13. The deepest point in the Atlantic Ocean, the Milwaukee Depth, is located in the Bermuda Triangle. The Puerto Rico Trench reaches a depth of 27,493 feet (8,380 meters) at the Milwaukee Depth.
What is not known about the Bermuda Triangle:
1. The exact number of ships and airplanes that have disappeared in the Bermuda Triangle is not known. The most common estimate is about 50 ships and 20 airplanes.
2. The wreckage of many ships and airplanes reported missing in the region has not been recovered.
3. It is not known whether disappearances in the Bermuda Triangle have been the result of human error or weather phenomena.

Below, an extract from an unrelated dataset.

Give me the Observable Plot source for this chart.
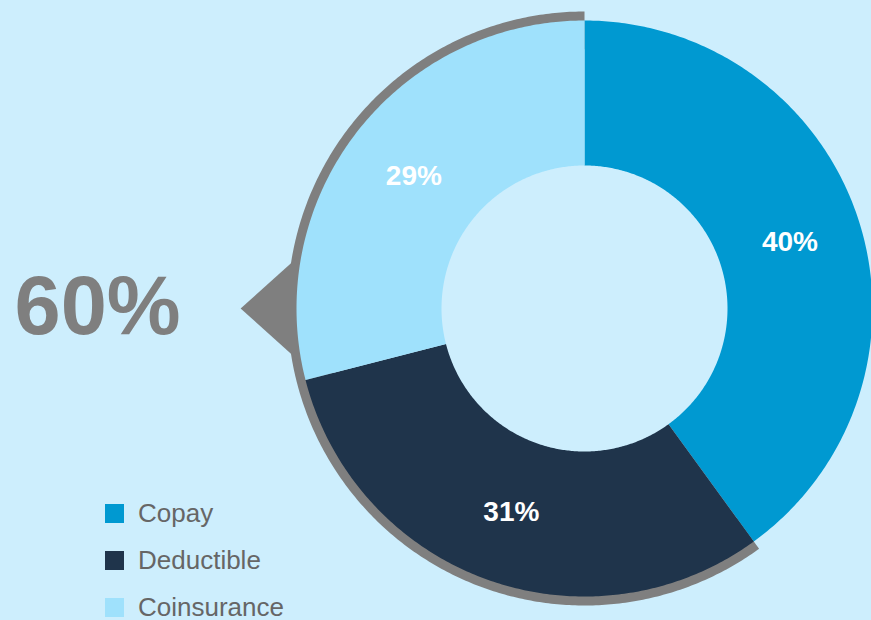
<!DOCTYPE html>
<html>
<head>
<meta charset="utf-8">
<script src="https://cdn.jsdelivr.net/npm/d3@7"></script>
<script src="https://cdn.jsdelivr.net/npm/@observablehq/plot@0.6"></script>
<style>
  html, body { margin: 0; padding: 0; background: #cdeefd; }
  #wrap { position: relative; width: 871px; height: 620px; overflow: hidden; background: #cdeefd; font-family: "Liberation Sans", Arial, sans-serif; }
  #legend { position: absolute; left: 105px; top: 490px; }
  .item { display: flex; align-items: center; height: 47px; }
  .sw { width: 19px; height: 19px; margin-right: 14px; }
  .lbl { font-size: 26px; color: #666666; }
</style>
</head>
<body>
<div id="wrap"></div>
<script>
// ---- data ----
const categories = ["Copay", "Deductible", "Coinsurance"];
const shares = [40, 31, 29];
const colors = ["#0099d1", "#1f344b", "#9fe1fc"];
const highlighted = ["Deductible", "Coinsurance"]; // the 60% callout

// ---- geometry (layout) ----
const W = 871, H = 620;
const cx = 584, cy = 308, R = 288;          // px
const inner = 143 / R;                       // inner radius (unit)
const ringR = 297 / R;                       // grey ring radius (unit)
const pointerAngle = 1.5 * Math.PI;          // callout points left
const total = d3.sum(shares);

// angle: clockwise from top, radians
const P = (r, a) => ({x: r * Math.sin(a), y: r * Math.cos(a)});

let acc = 0;
const slices = categories.map((c, i) => {
  const a0 = acc / total * 2 * Math.PI;
  acc += shares[i];
  const a1 = acc / total * 2 * Math.PI;
  return {cat: c, value: shares[i], a0, a1};
});

function arcPoly(key, r0, r1, a0, a1) {
  const n = Math.max(8, Math.ceil((a1 - a0) / 0.01));
  const pts = [];
  for (let k = 0; k <= n; k++) pts.push({key, ...P(r1, a0 + (a1 - a0) * k / n)});
  for (let k = n; k >= 0; k--) pts.push({key, ...P(r0, a0 + (a1 - a0) * k / n)});
  return pts;
}

const slicePts = slices.flatMap(s => arcPoly(s.cat, inner, 1, s.a0, s.a1));

// grey ring behind highlighted slices
const hs = slices.filter(s => highlighted.includes(s.cat));
const hA0 = d3.min(hs, s => s.a0), hA1 = d3.max(hs, s => s.a1);
const hValue = d3.sum(hs, s => s.value);
const ringPts = arcPoly("ring", 0.9, ringR, hA0, hA1);
// pointer triangle
const spread = 11 * Math.PI / 180;
const triPts = [
  {key: "tri", ...P(1.0, pointerAngle - spread)},
  {key: "tri", ...P(1.194, pointerAngle)},
  {key: "tri", ...P(1.0, pointerAngle + spread)}
];

const labels = slices.map(s => ({...s, ...P(0.75, (s.a0 + s.a1) / 2)}));

const chart = Plot.plot({
  width: W, height: H,
  margin: 0,
  style: {background: "#cdeefd", fontFamily: "'Liberation Sans', Arial, sans-serif"},
  x: {domain: [-cx / R, (W - cx) / R], axis: null},
  y: {domain: [-(H - cy) / R, cy / R], axis: null},
  color: {domain: categories, range: colors},
  marks: [
    Plot.line(ringPts, {x: "x", y: "y", fill: "#7f7f7f", stroke: "none", curve: "linear-closed"}),
    Plot.line(triPts, {x: "x", y: "y", fill: "#7f7f7f", stroke: "none", curve: "linear-closed"}),
    Plot.line(slicePts, {x: "x", y: "y", z: "key", fill: "key", stroke: "none", curve: "linear-closed"}),
    Plot.text(labels, {x: "x", y: "y", text: d => d.value + "%", fill: "white", fontSize: 28, fontWeight: "bold"}),
    Plot.text([hValue], {frameAnchor: "left", dx: 14, dy: -3, textAnchor: "start", text: d => d + "%", fill: "#7f7f7f", fontSize: 83, fontWeight: "bold"})
  ]
});

const wrap = document.getElementById("wrap");
wrap.appendChild(chart);

const legend = document.createElement("div");
legend.id = "legend";
categories.forEach((c, i) => {
  const it = document.createElement("div");
  it.className = "item";
  it.innerHTML = `<div class="sw" style="background:${colors[i]}"></div><div class="lbl">${c}</div>`;
  legend.appendChild(it);
});
wrap.appendChild(legend);
</script>
</body>
</html>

3 Of Famous Mysterious Stories Of The Bermuda Triangle
1. USS Cyclops
The disappearance of USS Cyclops, one of the Navy’s biggest fuel ships, marks the largest loss of life in the history of the US Navy in a single incident. In March 1918, this massive ship set out to sail from Brazil to Baltimore through the Bermuda region carrying 10,800 tons of manganese ore with about 309 crew members on board. Setting off on a fairly good day, the first and the only message sent by this ship indicated no sort of troubles.

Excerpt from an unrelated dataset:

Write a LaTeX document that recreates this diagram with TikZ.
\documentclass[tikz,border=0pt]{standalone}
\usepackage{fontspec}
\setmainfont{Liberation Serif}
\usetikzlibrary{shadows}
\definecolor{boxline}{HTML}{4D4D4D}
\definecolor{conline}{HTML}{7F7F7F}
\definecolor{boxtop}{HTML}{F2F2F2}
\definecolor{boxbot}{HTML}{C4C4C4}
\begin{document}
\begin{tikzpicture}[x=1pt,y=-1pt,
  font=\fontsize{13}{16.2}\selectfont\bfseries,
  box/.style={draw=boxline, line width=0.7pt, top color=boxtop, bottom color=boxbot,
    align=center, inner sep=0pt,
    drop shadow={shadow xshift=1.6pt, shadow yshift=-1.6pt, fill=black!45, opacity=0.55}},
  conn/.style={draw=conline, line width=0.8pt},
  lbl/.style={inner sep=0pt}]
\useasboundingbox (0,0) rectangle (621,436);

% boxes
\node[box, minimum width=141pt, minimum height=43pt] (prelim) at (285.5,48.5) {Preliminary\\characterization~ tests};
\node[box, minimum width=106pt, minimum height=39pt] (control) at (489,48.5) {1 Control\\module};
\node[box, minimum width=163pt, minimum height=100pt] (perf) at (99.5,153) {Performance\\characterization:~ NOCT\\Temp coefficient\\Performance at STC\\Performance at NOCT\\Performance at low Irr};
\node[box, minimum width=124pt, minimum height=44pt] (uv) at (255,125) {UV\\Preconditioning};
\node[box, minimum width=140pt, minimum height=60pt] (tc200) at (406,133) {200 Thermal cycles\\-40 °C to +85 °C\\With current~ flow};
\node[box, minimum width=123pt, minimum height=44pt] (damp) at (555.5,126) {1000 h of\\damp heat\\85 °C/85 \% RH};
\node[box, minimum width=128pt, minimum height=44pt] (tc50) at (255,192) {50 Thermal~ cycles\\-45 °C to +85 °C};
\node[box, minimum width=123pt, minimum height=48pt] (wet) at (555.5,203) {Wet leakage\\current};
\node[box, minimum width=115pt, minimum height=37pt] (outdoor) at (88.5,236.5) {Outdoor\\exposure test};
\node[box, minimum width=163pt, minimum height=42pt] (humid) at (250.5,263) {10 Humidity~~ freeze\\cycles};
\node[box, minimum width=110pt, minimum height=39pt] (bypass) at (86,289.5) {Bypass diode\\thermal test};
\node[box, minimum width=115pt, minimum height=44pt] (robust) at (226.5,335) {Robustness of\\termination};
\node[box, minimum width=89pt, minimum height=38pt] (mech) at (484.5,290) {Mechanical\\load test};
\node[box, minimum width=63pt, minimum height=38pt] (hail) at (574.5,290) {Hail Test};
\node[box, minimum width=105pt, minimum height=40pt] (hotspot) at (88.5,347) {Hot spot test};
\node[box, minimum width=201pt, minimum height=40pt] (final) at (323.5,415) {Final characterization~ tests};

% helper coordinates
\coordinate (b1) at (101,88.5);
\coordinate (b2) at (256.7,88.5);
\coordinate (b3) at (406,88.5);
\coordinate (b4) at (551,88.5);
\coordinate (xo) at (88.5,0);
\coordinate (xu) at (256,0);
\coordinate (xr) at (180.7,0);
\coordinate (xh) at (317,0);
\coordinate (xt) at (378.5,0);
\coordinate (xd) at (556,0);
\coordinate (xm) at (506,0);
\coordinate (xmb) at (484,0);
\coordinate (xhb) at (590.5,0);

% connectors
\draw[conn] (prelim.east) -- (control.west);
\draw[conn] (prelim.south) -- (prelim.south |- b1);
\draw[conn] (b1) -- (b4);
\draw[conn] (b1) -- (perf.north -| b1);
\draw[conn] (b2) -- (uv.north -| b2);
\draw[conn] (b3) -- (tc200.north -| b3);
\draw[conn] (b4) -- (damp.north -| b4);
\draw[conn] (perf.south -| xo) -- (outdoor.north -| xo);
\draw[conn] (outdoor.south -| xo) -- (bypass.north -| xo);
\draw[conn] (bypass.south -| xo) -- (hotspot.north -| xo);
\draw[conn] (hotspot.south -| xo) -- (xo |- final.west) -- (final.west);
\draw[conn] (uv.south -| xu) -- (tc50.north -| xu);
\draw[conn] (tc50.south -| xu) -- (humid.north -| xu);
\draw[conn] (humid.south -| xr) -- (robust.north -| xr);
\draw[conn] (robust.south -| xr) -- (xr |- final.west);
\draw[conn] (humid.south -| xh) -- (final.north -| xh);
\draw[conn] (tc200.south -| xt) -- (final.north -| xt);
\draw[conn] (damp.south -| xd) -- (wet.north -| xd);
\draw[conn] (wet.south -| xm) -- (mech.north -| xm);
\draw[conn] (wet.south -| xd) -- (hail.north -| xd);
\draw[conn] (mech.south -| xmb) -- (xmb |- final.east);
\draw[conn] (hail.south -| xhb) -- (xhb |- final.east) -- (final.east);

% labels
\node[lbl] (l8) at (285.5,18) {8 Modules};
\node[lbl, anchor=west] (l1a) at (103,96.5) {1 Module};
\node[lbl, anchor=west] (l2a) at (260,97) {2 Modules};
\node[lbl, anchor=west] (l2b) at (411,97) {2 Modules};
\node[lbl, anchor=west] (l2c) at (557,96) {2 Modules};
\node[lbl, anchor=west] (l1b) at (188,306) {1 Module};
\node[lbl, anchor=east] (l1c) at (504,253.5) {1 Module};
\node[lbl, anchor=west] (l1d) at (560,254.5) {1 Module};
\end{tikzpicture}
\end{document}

However, the ship was never heard from again. An entire search of the area was put into action but nothing was ever found. No remains of the ship or any crew members aboard have ever been found. The captain of USS Cyclops never sent a distress signal and no one aboard responded to radio calls from other vessels in the vicinity. The naval investigators also failed to find a definite cause for its disappearance though there were a number of theories suggesting various reasons. Due to its mysterious disappearance, Cyclops has become part of the list of more than 100 ships and planes to have vanished under strange circumstances in the Bermuda triangle.
2. Carroll A. Deering
Carroll A. Deering, a five-masted commercial schooner, is one of the most written-about maritime mysteries of the 20th century due the complete mystery around its abandonment. On January 31, 1921, Carroll A. Deering was found hard aground on the treacherous rocks of Hatteras Diamond Shoals, North Carolina. There were speculations that the vessel was involved in rum running. However, when the investigation team from Barbados reached the vessel after days of effort in the rough sea, what they found was a deserted ship with all crew members missing along with the crew’s personal belongings, ships navigational equipment, log books, and life rafts, among others.

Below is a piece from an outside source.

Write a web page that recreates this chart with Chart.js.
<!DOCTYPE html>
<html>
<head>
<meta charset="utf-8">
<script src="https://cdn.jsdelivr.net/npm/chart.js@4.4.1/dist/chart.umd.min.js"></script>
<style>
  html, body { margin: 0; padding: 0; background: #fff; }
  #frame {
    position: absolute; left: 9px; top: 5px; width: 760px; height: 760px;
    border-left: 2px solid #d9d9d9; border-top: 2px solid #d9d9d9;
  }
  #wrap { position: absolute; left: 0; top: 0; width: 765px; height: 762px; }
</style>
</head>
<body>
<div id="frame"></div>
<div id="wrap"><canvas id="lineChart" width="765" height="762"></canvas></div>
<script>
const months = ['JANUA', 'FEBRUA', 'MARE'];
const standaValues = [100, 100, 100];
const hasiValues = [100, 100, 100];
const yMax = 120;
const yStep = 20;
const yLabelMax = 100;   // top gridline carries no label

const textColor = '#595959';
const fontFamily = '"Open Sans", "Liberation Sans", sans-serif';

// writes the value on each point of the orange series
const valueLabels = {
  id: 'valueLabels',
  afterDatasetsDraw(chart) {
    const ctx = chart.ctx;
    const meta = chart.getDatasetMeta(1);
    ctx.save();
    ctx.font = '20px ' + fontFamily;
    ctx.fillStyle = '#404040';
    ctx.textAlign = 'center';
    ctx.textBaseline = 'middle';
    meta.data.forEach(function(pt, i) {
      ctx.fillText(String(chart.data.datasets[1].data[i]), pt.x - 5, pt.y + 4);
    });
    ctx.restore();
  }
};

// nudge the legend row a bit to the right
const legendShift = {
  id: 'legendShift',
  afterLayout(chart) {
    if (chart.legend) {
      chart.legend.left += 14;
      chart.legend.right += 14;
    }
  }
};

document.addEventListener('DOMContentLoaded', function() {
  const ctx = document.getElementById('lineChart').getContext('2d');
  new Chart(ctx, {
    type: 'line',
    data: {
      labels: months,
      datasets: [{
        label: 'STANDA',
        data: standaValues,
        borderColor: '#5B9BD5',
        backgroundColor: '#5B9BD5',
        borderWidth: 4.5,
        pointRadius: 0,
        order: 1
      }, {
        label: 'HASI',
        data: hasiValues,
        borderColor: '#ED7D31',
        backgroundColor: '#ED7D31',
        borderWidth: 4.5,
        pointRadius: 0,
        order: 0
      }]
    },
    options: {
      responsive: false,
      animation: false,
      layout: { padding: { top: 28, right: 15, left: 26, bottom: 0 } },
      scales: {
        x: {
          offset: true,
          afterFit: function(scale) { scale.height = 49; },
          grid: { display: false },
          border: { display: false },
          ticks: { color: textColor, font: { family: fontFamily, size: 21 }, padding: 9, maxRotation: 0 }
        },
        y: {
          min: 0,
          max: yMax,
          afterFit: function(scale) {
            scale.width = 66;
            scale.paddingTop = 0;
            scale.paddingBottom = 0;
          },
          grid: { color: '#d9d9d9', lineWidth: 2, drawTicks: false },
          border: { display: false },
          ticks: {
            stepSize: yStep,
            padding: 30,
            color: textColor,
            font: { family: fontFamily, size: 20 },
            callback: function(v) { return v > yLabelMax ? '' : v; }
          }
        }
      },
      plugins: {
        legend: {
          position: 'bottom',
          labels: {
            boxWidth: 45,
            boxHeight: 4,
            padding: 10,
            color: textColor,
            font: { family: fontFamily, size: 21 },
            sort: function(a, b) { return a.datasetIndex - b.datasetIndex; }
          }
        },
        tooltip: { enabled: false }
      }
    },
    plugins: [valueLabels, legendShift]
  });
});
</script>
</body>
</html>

Often knows as “Ghost Ship of the Outer Banks”, the disappearance of Carroll A. Deering along with few other vessels during the same time period in the Bermuda triangle area has been valuable information on the mysterious waters, but nothing could bring anyone any closer to solving this mystery. Reports suggest that as many as nine vessels disappeared during this period, from the same region- none of which was ever heard from again.
3. Witchcraft
On December 22, 1967, a cabin cruiser named witchcraft left from Miami with her captain Dan Burack and his friend, Father Patrick Horgan. The two gentlemen’s journey on the 23-foot luxury yacht was to enjoy the wonderful view of Miami’s Christmas lights. However, after reaching just one mile from offshore, the coast guard received a call from the captain stating that his ship had hit something but there was no substantial damage. Indicating help to be towed to the shore, the coast guard set off immediately reaching witchcraft in as many as 19 minutes alone but to nothing.
The area indicating the location of the ship was completely deserted with no signs of any ship having been stranded or even present there previously. What’s most intriguing about this story is that this particular cruiser was virtually unsinkable, not to mention that numerous life-saving devices present aboard including life jackets, lifeboats, flares, distress signal devices etc. None of them was used and the ship was gone. The coast guard officials searched hundreds of square miles of ocean over the next few days but were unsuccessful. Nothing of this ship has been found until this day. The ship is gone and what remains is only the speculation that can be done now.